McKelvey noted the fallout of addiction and the threat of increased crime and poverty as well.

“In terms of slots themselves and pulling down that one arm bandit, it is so highly addictive, it is that promise of easy money and the promise of easy money is a false promise,” he said, emphasizing the United Methodist Churches firm opposition to slots in Maryland.

Dr. Leonard Berger, owner and founder of the Clarion Resort Hotel, also spoke to the dangers of addiction and the promise of easy money.

“We here in Ocean City are a family town. We do not want to send the wrong message. There is no easy way to riches,” he said.

Berger maintained that slots would not benefit Ocean City, but would rather have an adverse affect on the community.

“You hear about people that want slot machines, you hear politicians say, ‘this is going to solve all our problems,’ but the funny thing is none of them want it in their own neighborhoods,” Berger said, also pointing out the false promises of easy money from politicians. 
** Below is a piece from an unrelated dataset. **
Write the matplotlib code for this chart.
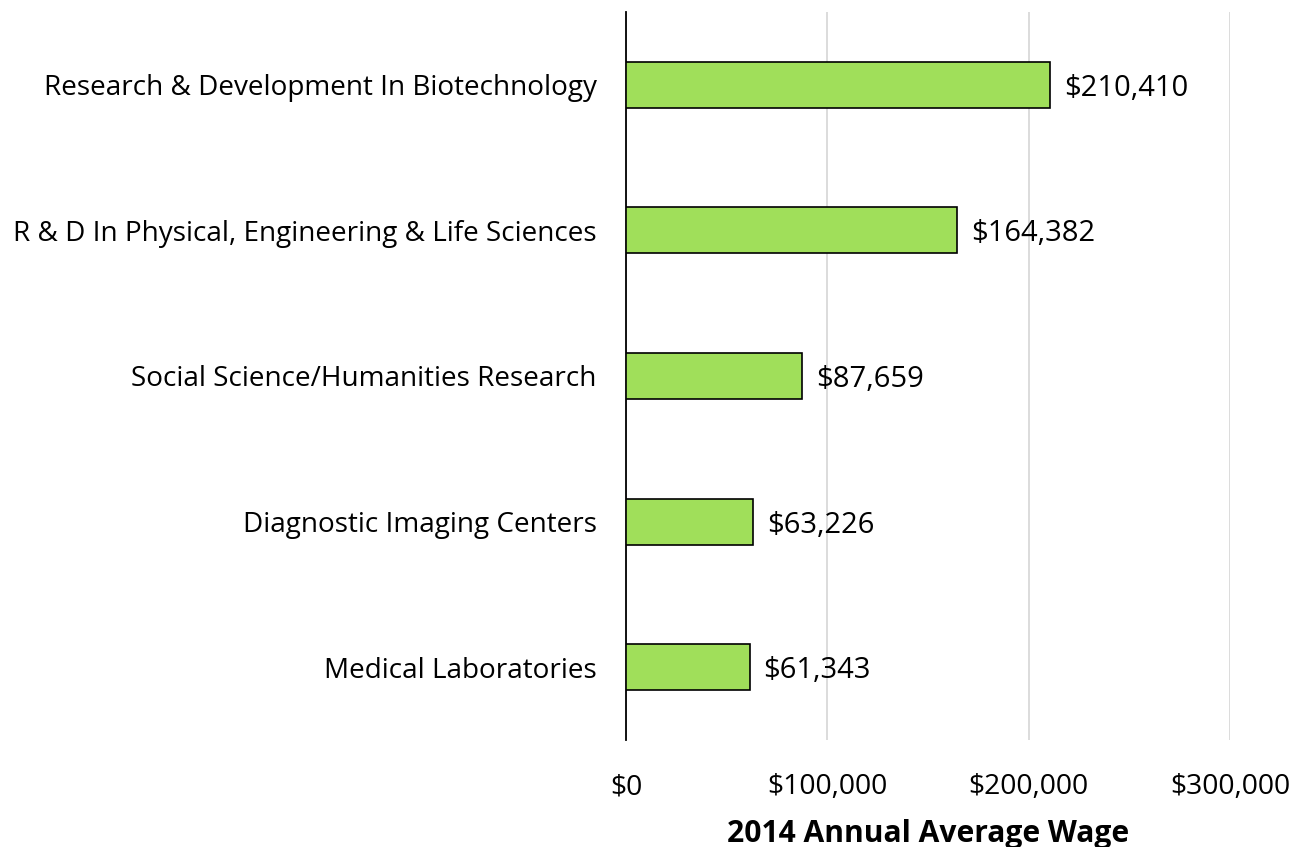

Bill Ochse, founder of The Kite Loft, spoke of false gambling promises that have reverberated throughout Maryland in the past. Ochse asked the crowd to think back to 1963, when politicians promised that lottery tickets would be sold on Fridays only and that all of the revenues would go to education. Ochse paralleled the false promises heard then to the false promises of easy money and “balancing the deficit” that is being heard now.

“I don’t want people leaving Ocean City with the slogan, ‘what happens in OC stays in OC’,” Ochse said, drawing a comparison between Ocean City and the gambling mecca of Las Vegas.

Keynote speaker Tom Grey, of the NCALG, also referenced Las Vegas, pointing out that it is the model or flagship that is often used to prove the profitability of slots and gambling. Grey pointed out that despite the appeal of Nevada as a tourist destination, it is the number one most dangerous state, number one in suicides, divorce, prostitution, and women killed by men. Nevada is also third in high school dropouts and last in volunteerism. Grey also noted that Nevada saw its largest tax increase in the state’s history three years ago.

Grey called attention to false promises as well, noting the proposed revenues from slots increase each year, a jump that is not a reflection of inflation. According to Grey, the revenue promises have gone from $450 million to $500 million to $600 million over the past few years.

“Whatever it takes to get it through is what the number will become,” he said.

Grey also explained that over $2 billion would have to come out of the people’s pockets and into slot machines in order for that revenue to be reached.

Increase in crime and a decrease in local economy was also highlighted at the rally.

The Harrison Group’s Ruth Waters, originally from Wildwood, N.J., pointed out the rapid increase in businesses that closed in Atlantic City when gambling came to town. She also noted the subsequent change in tourists and demographics. According to the NCALG, the per capita crime in Atlantic City jumped from 50th in the nation to first.

Aaron Meisner of Stop Slots Maryland noted that the turnout was as expected with nearly 1,000 people coming out to the Upper Marlboro rally and a few dozen turning up for the other rallies.

“What I observe about slots events is that they really turn out people as you have imminent danger,” Meisner said, explaining that until a bill is released from Governor Martin O’Malley, outlining where slots may land, people don’t know what kind of danger their communities are in. Meisner pointed out that once the bill is released a massive mobilization of people is expected to follow.

Overall, Meisner was pleased with the rallies, saying, “The idea behind the slots rallies is to demonstrate that there is opposition that spans the state from the Boardwalks of Ocean City out to the fields of Cumberland.”

Ocean City Chamber of Commerce Executive Director Melanie Pursel was also pleased with the Ocean City rally, saying, “I thought that the rally was a success.  To bring together the business and faith based community as a united front is immeasurable.”